As functionless as these pillars in the video might be today, what is associated with them is evidence of barbaric violence. And even when looking at the pillars which lean elegantly against the wall or are overturned in the exhibition space, there will be no triumph over the fact that they can no longer »keep inside well« - as a viewer you can not escape the dimension of the objects.


»Incomplete« or in other words »Not finished yet« - the ambiguity of the title hints to the incompleteness of the socio-political process. At the same time it is pointed out that the present installation and its objects are unfinished and that the material should still be worked on. The title refers to the continuing need of coming to terms with the Nazi crimes. The particle »yet« refers to the common expectation of those who assume that the coming to terms with the past would have been accomplished sufficiently and turns ironically against those who »[want] to draw a line under it and who might if possible raze even itself from memory.« [1]
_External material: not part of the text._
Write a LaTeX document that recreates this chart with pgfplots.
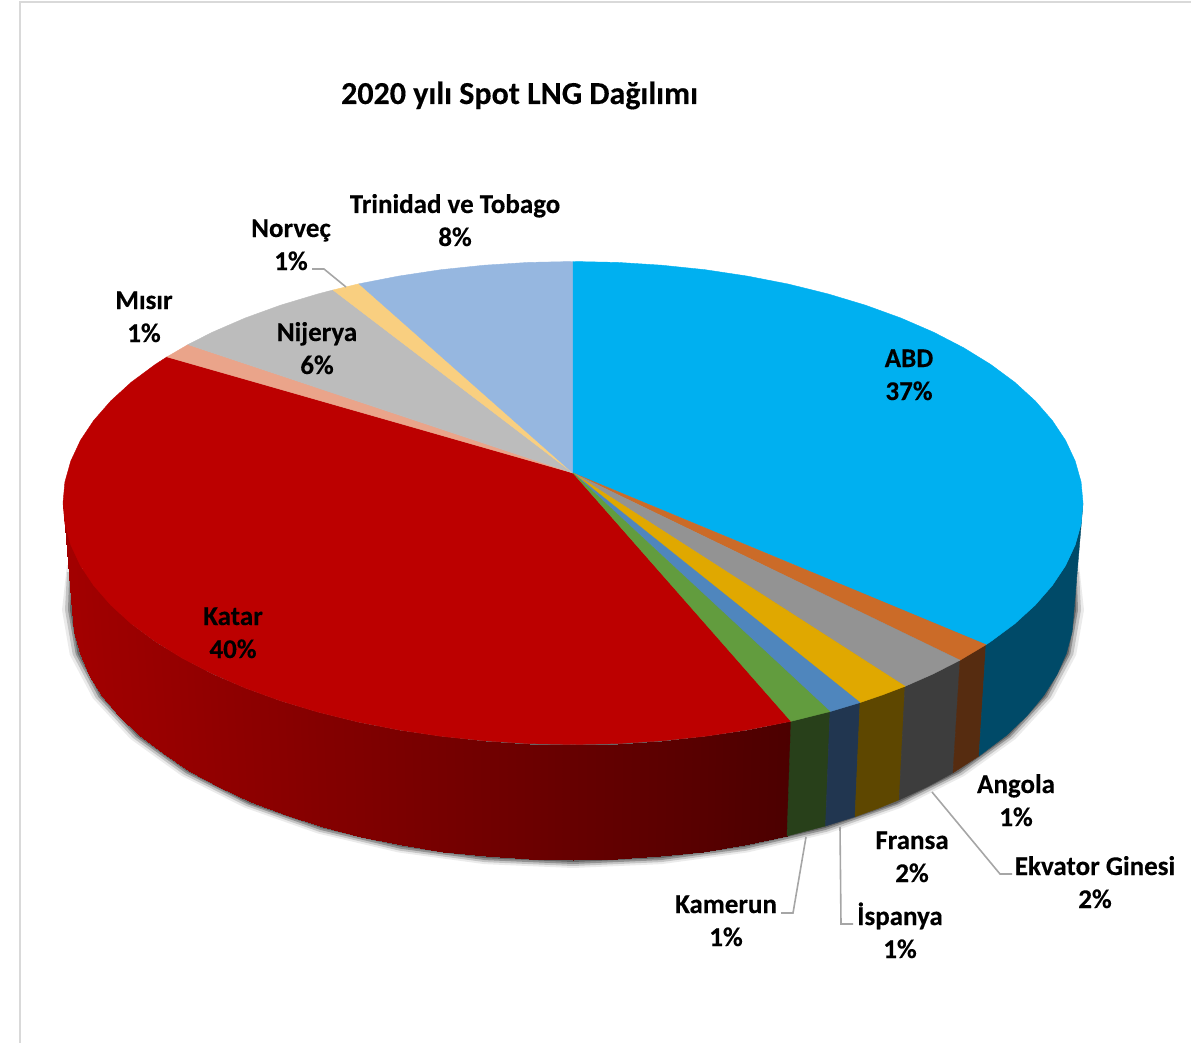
\documentclass[border=0pt]{standalone}
\usepackage{fontspec}
\setmainfont{Carlito}[BoldFeatures={FakeBold=0.3}]
\usepackage{pgfplots}
\pgfplotsset{compat=1.18}

\definecolor{abdT}{HTML}{00B0F0}
\definecolor{abdS}{HTML}{004A68}
\definecolor{angT}{HTML}{CB6B28}
\definecolor{angS}{HTML}{562C10}
\definecolor{ekvT}{HTML}{939393}
\definecolor{ekvS}{HTML}{3D3D3D}
\definecolor{fraT}{HTML}{E0A800}
\definecolor{fraS}{HTML}{5E4700}
\definecolor{ispT}{HTML}{4F86BD}
\definecolor{ispS}{HTML}{213650}
\definecolor{kamT}{HTML}{629C3E}
\definecolor{kamS}{HTML}{28401A}
\definecolor{katT}{HTML}{BC0000}
\definecolor{misT}{HTML}{EAA48A}
\definecolor{nijT}{HTML}{BCBCBC}
\definecolor{norT}{HTML}{F9CF80}
\definecolor{triT}{HTML}{96B7E0}
\definecolor{leader}{HTML}{A6A6A6}

% filled slice / side piece
\newcommand{\piece}[2]{\addplot[fill=#1,draw=#1,line width=0.4pt] coordinates {#2} --cycle;}
\newcommand{\shadowlayer}[2]{\addplot[fill=black,fill opacity=#1,draw=none] coordinates {#2} --cycle;}
% data label: x, baseline 1, baseline 2, name, percent
\newcommand{\lab}[5]{%
  \node[anchor=base,font=\fontsize{27}{27}\selectfont\bfseries,inner sep=0pt] at (axis cs:#1,#2) {#4};
  \node[anchor=base,font=\fontsize{27}{27}\selectfont\bfseries,inner sep=0pt] at (axis cs:#1,#3) {#5};}

\begin{document}
\begin{tikzpicture}
\useasboundingbox (0,0) rectangle (1191pt,1043pt);
\begin{axis}[
    at={(0,0)}, anchor=south west,
    scale only axis,
    width=1191pt, height=1043pt,
    xmin=0, xmax=1191,
    ymin=0, ymax=1043,
    y dir=reverse,
    hide axis,
    clip=false,
    colormap={katar}{rgb255(0cm)=(70,0,0); rgb255(1cm)=(166,0,0)},
    point meta min=70, point meta max=166,
]

% chart frame
\addplot[draw=black!15,line width=2pt] coordinates {(19.5,1043) (19.5,2) (1191,2)};

% soft shadow under the pie
\shadowlayer{0.08}{(1079,565) (1084,610) (1076.2,654.8) (1053.2,698.2) (1015.5,739) (964.4,775.8) (901.5,807.6) (828.5,833.4) (747.8,852.4) (661.7,864.1) (573,868) (484.3,864.1) (398.2,852.4) (317.5,833.4) (244.5,807.6) (181.6,775.8) (130.5,739) (92.8,698.2) (69.8,654.8) (62,610) (67,565)}
\shadowlayer{0.16}{(1079,572) (1081,610) (1073.3,654.4) (1050.4,697.6) (1012.9,738) (962.1,774.6) (899.5,806.1) (827,831.7) (746.7,850.6) (661.2,862.1) (573,866) (484.8,862.1) (399.3,850.6) (319,831.7) (246.5,806.1) (183.9,774.6) (133.1,738) (95.6,697.6) (72.7,654.4) (65,610) (67,572)}
\shadowlayer{0.26}{(1077,580) (1078,610) (1070.3,654.1) (1047.6,696.9) (1010.3,737) (959.8,773.3) (897.6,804.6) (825.5,830) (745.7,848.7) (660.7,860.1) (573,864) (485.3,860.1) (400.3,848.7) (320.5,830) (248.4,804.6) (186.2,773.3) (135.7,737) (98.4,696.9) (75.7,654.1) (68,610) (69,580)}
\shadowlayer{0.30}{(1076,590) (1076,610) (1068.4,653.7) (1045.7,696.2) (1008.6,736) (958.3,772) (896.3,803.6) (824.5,828.2) (745,846.8) (660.3,858.2) (573,862) (485.7,858.2) (401,846.8) (321.5,828.2) (249.7,803.6) (187.7,772) (137.4,736) (100.3,696.2) (77.6,653.7) (70,610) (71,590)}

% side wall of Katar: two rows of points, colour by last column
\addplot[surf,shader=interp,mesh/rows=2,point meta=explicit] table[meta=c] {
x y c
63 503 162
65 524.1 162
70.8 544.9 162
80.4 565.5 161
93.8 585.6 159
110.8 605.1 157
131.3 623.8 155
155.2 641.5 152
182.3 658.2 149
212.4 673.8 145
245.2 688 141
280.5 700.8 137
318 712.1 132
357.5 721.9 128
398.6 729.9 123
441 736.3 118
484.5 740.8 113
528.5 743.6 108
573 744.5 102
617.5 743.6 97
661.5 740.8 92
705 736.3 87
747.4 729.9 81
791 721.3 76
72 610 162
73.9 631.8 162
79.6 653.4 162
89.1 674.7 161
102.2 695.5 159
119 715.7 157
139.1 735 155
162.6 753.4 152
189.2 770.7 149
218.7 786.8 145
251 801.5 141
285.6 814.8 137
322.5 826.5 132
361.3 836.6 128
401.7 844.9 123
443.3 851.5 118
486 856.2 113
529.3 859 108
573 860 102
616.7 859 97
660 856.2 92
702.7 851.5 87
744.3 844.9 81
787 836 76
};

% side wall, the other slices
\piece{kamS}{(791,721.3) (830,711.6) (825.5,826) (787,836)}
\piece{ispS}{(830,711.6) (860,702.6) (855,816.7) (825.5,826)}
\piece{fraS}{(860,702.6) (883,694.7) (905,686.3) (899.2,799.8) (877.6,808.5) (855,816.7)}
\piece{ekvS}{(905,686.3) (933,674) (960,660.2) (953,772.8) (926.7,787) (899.2,799.8)}
\piece{angS}{(960,660.2) (986,644.7) (979,756) (953,772.8)}
\piece{abdS}{(986,644.7) (990.8,641.5) (1014.7,623.8) (1035.2,605.1) (1052.2,585.6) (1065.6,565.5) (1075.2,544.9) (1081.1,524) (1083,503) (1074,610) (1072.1,631.8) (1066.4,653.4) (1056.9,674.7) (1043.8,695.5) (1027,715.7) (1006.9,735) (979,756)}

% top face, shares: ABD 37, Angola 1, Ekvator Ginesi 2, Fransa 2, Ispanya 1, Kamerun 1, Katar 40, Misir 1, Nijerya 6, Norvec 1, Trinidad ve Tobago 8
\piece{katT}{(573,473) (791,721.3) (747.4,729.9) (705,736.3) (661.6,740.8) (617.4,743.6) (573,744.5) (528.6,743.6) (484.4,740.8) (441,736.3) (398.6,729.9) (357.5,721.9) (318,712.1) (280.5,700.8) (245.2,688) (212.4,673.8) (182.3,658.2) (155.2,641.5) (131.3,623.8) (110.8,605.1) (93.8,585.6) (80.4,565.5) (70.8,544.9) (64.9,524) (63,503) (64.9,482) (70.8,461.1) (80.4,440.5) (93.8,420.4) (110.8,400.9) (131.3,382.2) (155.2,364.5) (167,356.9)}
\piece{misT}{(573,473) (167,356.9) (188,344.6)}
\piece{nijT}{(573,473) (188,344.6) (212.4,332.2) (245.2,318) (280.5,305.2) (318,293.9) (333,290)}
\piece{norT}{(573,473) (333,290) (359,283.8)}
\piece{triT}{(573,473) (359,283.8) (398.6,276.1) (441,269.7) (484.4,265.2) (528.6,262.4) (573,261.5)}
\piece{abdT}{(573,473) (573,261.5) (617.4,262.4) (661.6,265.2) (705,269.7) (747.4,276.1) (788.5,284.1) (828,293.9) (865.5,305.2) (900.8,318) (933.6,332.2) (963.7,347.8) (990.8,364.5) (1014.7,382.2) (1035.2,400.9) (1052.2,420.4) (1065.6,440.5) (1075.2,461.1) (1081.1,482) (1083,503) (1081.1,524) (1075.2,544.9) (1065.6,565.5) (1052.2,585.6) (1035.2,605.1) (1014.7,623.8) (990.8,641.5) (986,644.7)}
\piece{angT}{(573,473) (986,644.7) (960,660.2)}
\piece{ekvT}{(573,473) (960,660.2) (933,674) (905,686.3)}
\piece{fraT}{(573,473) (905,686.3) (883,694.7) (860,702.6)}
\piece{ispT}{(573,473) (860,702.6) (830,711.6)}
\piece{kamT}{(573,473) (830,711.6) (791,721.3)}

% leader lines
\addplot[draw=leader,line width=1.6pt] coordinates {(312,269) (324,269) (346,287)};
\addplot[draw=leader,line width=1.6pt] coordinates {(932,792) (1000,874) (1012,874)};
\addplot[draw=leader,line width=1.6pt] coordinates {(840,827) (841,924) (853,924)};
\addplot[draw=leader,line width=1.6pt] coordinates {(806,837) (793,913) (781,913)};

% title and labels
\node[anchor=base,font=\fontsize{32}{32}\selectfont\bfseries,inner sep=0pt] at (axis cs:519.5,104) {2020 yılı Spot LNG Dağılımı};
\lab{909}{367}{400}{ABD}{37\%}
\lab{233}{625}{658}{Katar}{40\%}
\lab{455}{213}{246}{Trinidad ve Tobago}{8\%}
\lab{291}{237}{270}{Norveç}{1\%}
\lab{144}{309}{342}{Mısır}{1\%}
\lab{317}{341}{374}{Nijerya}{6\%}
\lab{1016}{793}{826}{Angola}{1\%}
\lab{1095}{875}{908}{Ekvator Ginesi}{2\%}
\lab{912}{849}{882}{Fransa}{2\%}
\lab{900}{925}{958}{İspanya}{1\%}
\lab{726}{913}{946}{Kamerun}{1\%}

\end{axis}
\end{tikzpicture}
\end{document}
At the same time it sounds as if the title itself confronts the installation with its lifeless monument-character which appears obsolete in consideration of the narratives of the survivors.



[1] Adorno, Theodor W.: Kulturkritik und Gesellschaft I/II. Gesammelte Schriften, Herausgegeben von Rolf Tiedemann unter Mitwirkung von Gretel Adorno, Susan Buck-Morss und Klaus Schultz, Band 10.2, Frankfurt am Main: 2003, S. 555.